Blogger Ben Myers said...

Looks like a good series, Todd. I'll look forward to hearing your other thoughts about this.

And by the way, congratulations on the job offer!

6:43 PM, April 13, 2006  
Blogger Chris Tilling said...

yes, I second Ben. I've been praying for your job situation.

7:38 PM, April 13, 2006  
Blogger T.B. Vick said...

Thank you both. I actually got an awesome offer from Verizon communications - So I took that position. Thanks for your prayers.
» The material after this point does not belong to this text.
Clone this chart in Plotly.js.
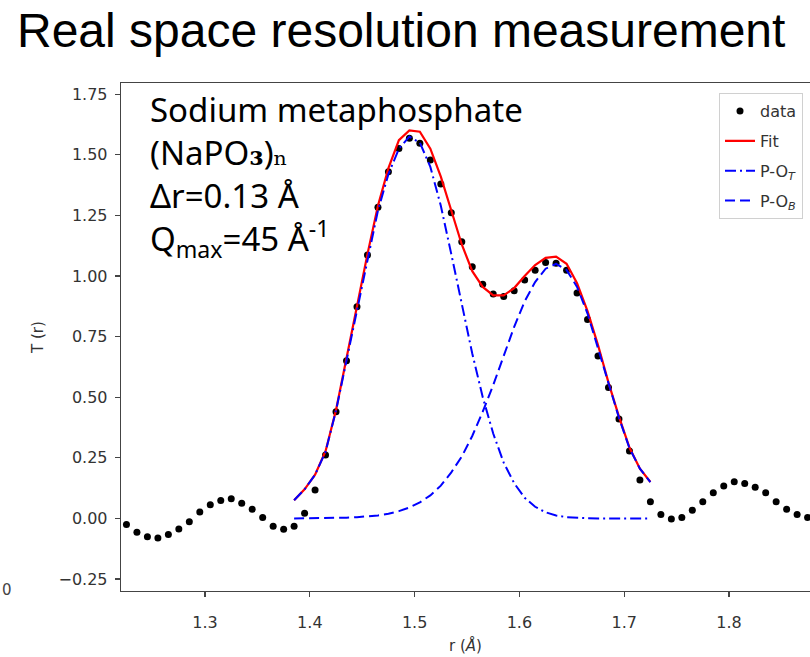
<!DOCTYPE html>
<html>
<head>
<meta charset="utf-8">
<script src="https://cdn.plot.ly/plotly-3.0.1.min.js"></script>
<style>html,body{margin:0;padding:0;background:#fff;}#chart{width:810px;height:657px;}</style>
</head>
<body>
<div id="chart"></div>
<script>
// Measured data T(r)
const rData = [1.225,1.235,1.245,1.255,1.265,1.275,1.285,1.295,1.305,1.315,1.325,1.335,1.345,1.355,1.365,1.375,1.385,1.395,1.405,1.415,1.425,1.435,1.445,1.455,1.465,1.475,1.485,1.495,1.505,1.515,1.525,1.535,1.545,1.555,1.565,1.575,1.585,1.595,1.605,1.615,1.625,1.635,1.645,1.655,1.665,1.675,1.685,1.695,1.705,1.715,1.725,1.735,1.745,1.755,1.765,1.775,1.785,1.795,1.805,1.815,1.825,1.835,1.845,1.855,1.865,1.875];
const tData = [-0.025,-0.057,-0.076,-0.081,-0.066,-0.044,-0.014,0.026,0.056,0.074,0.081,0.062,0.038,0.004,-0.032,-0.045,-0.032,0.021,0.117,0.261,0.44,0.65,0.873,1.086,1.283,1.43,1.526,1.568,1.547,1.478,1.379,1.261,1.141,1.038,0.966,0.926,0.915,0.939,0.983,1.024,1.056,1.052,1.024,0.93,0.82,0.67,0.54,0.41,0.278,0.158,0.069,0.016,-0.003,0.004,0.034,0.069,0.106,0.134,0.151,0.144,0.128,0.106,0.069,0.038,0.016,0.004];

// Fit and components
const rFit = [1.385,1.395,1.405,1.415,1.425,1.435,1.445,1.455,1.465,1.475,1.485,1.495,1.505,1.515,1.525,1.535,1.545,1.555,1.565,1.575,1.585,1.595,1.605,1.615,1.625,1.635,1.645,1.655,1.665,1.675,1.685,1.695,1.705,1.715,1.725];
const fitVals = [0.075,0.12,0.18,0.277,0.447,0.655,0.875,1.09,1.29,1.445,1.56,1.60,1.595,1.525,1.41,1.27,1.13,1.02,0.955,0.92,0.92,0.95,1.0,1.045,1.075,1.08,1.05,0.97,0.855,0.715,0.56,0.42,0.292,0.205,0.15];
const poT = [0.075,0.12,0.18,0.275,0.445,0.65,0.865,1.075,1.27,1.42,1.525,1.575,1.55,1.45,1.29,1.09,0.88,0.68,0.50,0.35,0.23,0.145,0.085,0.048,0.025,0.012,0.005,0.002,0.001,0,0,0,0,0,0];
const poB = [0.0,0.0,0.001,0.001,0.002,0.003,0.005,0.008,0.012,0.019,0.030,0.045,0.066,0.095,0.135,0.19,0.255,0.34,0.44,0.55,0.67,0.79,0.895,0.975,1.03,1.05,1.025,0.955,0.845,0.705,0.555,0.415,0.29,0.205,0.15];

const xTicks = [1.3,1.4,1.5,1.6,1.7,1.8];
const yTicks = [-0.25,0,0.25,0.5,0.75,1.0,1.25,1.5,1.75];

const traces = [
  {x:rData, y:tData, type:'scatter', mode:'markers', name:'data', legendgroup:'a',
   marker:{color:'#000', size:7}},
  {x:rFit, y:fitVals, type:'scatter', mode:'lines', name:'Fit', legendgroup:'b',
   line:{color:'#ff0000', width:2.2}},
  {x:rFit, y:poT, type:'scatter', mode:'lines', name:'P-O<sub><i>T</i></sub>', legendgroup:'c',
   line:{color:'#0000ff', width:2, dash:'11px,4px,2px,4px'}},
  {x:rFit, y:poB, type:'scatter', mode:'lines', name:'P-O<sub><i>B</i></sub>', legendgroup:'d',
   line:{color:'#0000ff', width:2, dash:'10px,5px'}}
];

const tickFont = {family:'DejaVu Sans', size:16, color:'#333'};
const titleFont = {family:'DejaVu Sans', size:15, color:'#333'};

const layout = {
  width:810, height:657,
  margin:{l:121, r:0, t:83, b:66, pad:0},
  paper_bgcolor:'#fff', plot_bgcolor:'#fff',
  showlegend:true,
  title:{text:'Real space resolution measurement', font:{family:'Liberation Sans, Arial', size:48, color:'#000'},
         x:17/810, xanchor:'left', xref:'container', y:1-30/657, yanchor:'middle', yref:'container'},
  xaxis:{range:[1.2198,1.8773], tickvals:xTicks, ticktext:xTicks.map(v=>v.toFixed(1)),
         showline:true, mirror:true, linecolor:'#444', linewidth:1.3,
         ticks:'outside', ticklen:5, tickcolor:'#444', tickwidth:1.2, ticklabelstandoff:11,
         showgrid:false, zeroline:false, tickfont:tickFont,
         title:{text:'r (<i>Å</i>)', font:titleFont, standoff:10}},
  yaxis:{range:[-0.2995,1.796], tickvals:yTicks, ticktext:yTicks.map(v=>(v<0?'\u2212':'')+Math.abs(v).toFixed(2)),
         showline:true, mirror:false, linecolor:'#444', linewidth:1.3,
         ticks:'outside', ticklen:5, tickcolor:'#444', tickwidth:1.2, ticklabelstandoff:4,
         showgrid:false, zeroline:false, tickfont:tickFont,
         title:{text:'T (r)', font:titleFont, standoff:11}},
  legend:{x:(803-121)/689, xanchor:'right', y:0.98, yanchor:'top', xref:'paper', yref:'paper',
          bgcolor:'#fff', bordercolor:'#d0d0d0', borderwidth:1,
          font:{family:'DejaVu Sans', size:16, color:'#333'}, tracegroupgap:6, traceorder:'grouped'},
  annotations:[
    {xref:'paper', yref:'paper', x:(148-121)/689, y:0.996, xanchor:'left', yanchor:'top', align:'left', showarrow:false,
     font:{family:'Noto Sans', size:33, color:'#000'},
     text:'Sodium metaphosphate<br>(NaPO<span style="font-family:\'DejaVu Serif\';font-weight:bold">₃</span>)<span style="font-family:\'DejaVu Serif\'">ₙ</span><br>Δr=0.13 Å<br>Q<sub>max</sub>=45 Å<sup>-1</sup>'},
    {xref:'paper', yref:'paper', x:(0-121)/689, y:1-(590-83)/508, xanchor:'left', yanchor:'middle', showarrow:false,
     font:{family:'DejaVu Sans', size:15, color:'#444'}, text:'0'}
  ]
};

Plotly.newPlot('chart', traces, layout, {displayModeBar:false, staticPlot:true});
</script>
</body>
</html>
10:08 PM, April 13, 2006  
Blogger C. Stirling Bartholomew said...

T.B.,

RE: what is essential

I was driving north to White Center last week (only 30 blocks from Seahurst Park) and I came to a stoplight behind a biker on a full-dress HD hog, wearing a german style helmet and "colors", in this case a denim jacket embossed with a large biker insignia and across the top the word Resurrection. That word all by itself comes the very close to being a summation of what is essential. I think it was Russian Orthodoxy that helped to wake me out of my post evangelical cynicism by focusing on the Resurrection.

By the way, the biker who didn't stick around for me to photograph him, was a member of the Resurrection biker club in Seattle. I know almost nothing about them but the did have a party in Seahurst Park two summers ago which was attended by lots of bikers and many of them had Resurrection painted on the gas tanks of their HD hogs.

If they show up again perhaps I can get some photos and post them.

CSB

12:05 AM, April 14, 2006  
Blogger Chris Tilling said...

Brilliant news Todd!

5:15 AM, April 14, 2006  
Blogger T.B. Vick said...

CSB,

That's a great story. I agree when you declare, "That word all by itself comes the very close to being a summation of what is essential."

That word by itself, and all that it means to us as Christians is in and of itself an essential.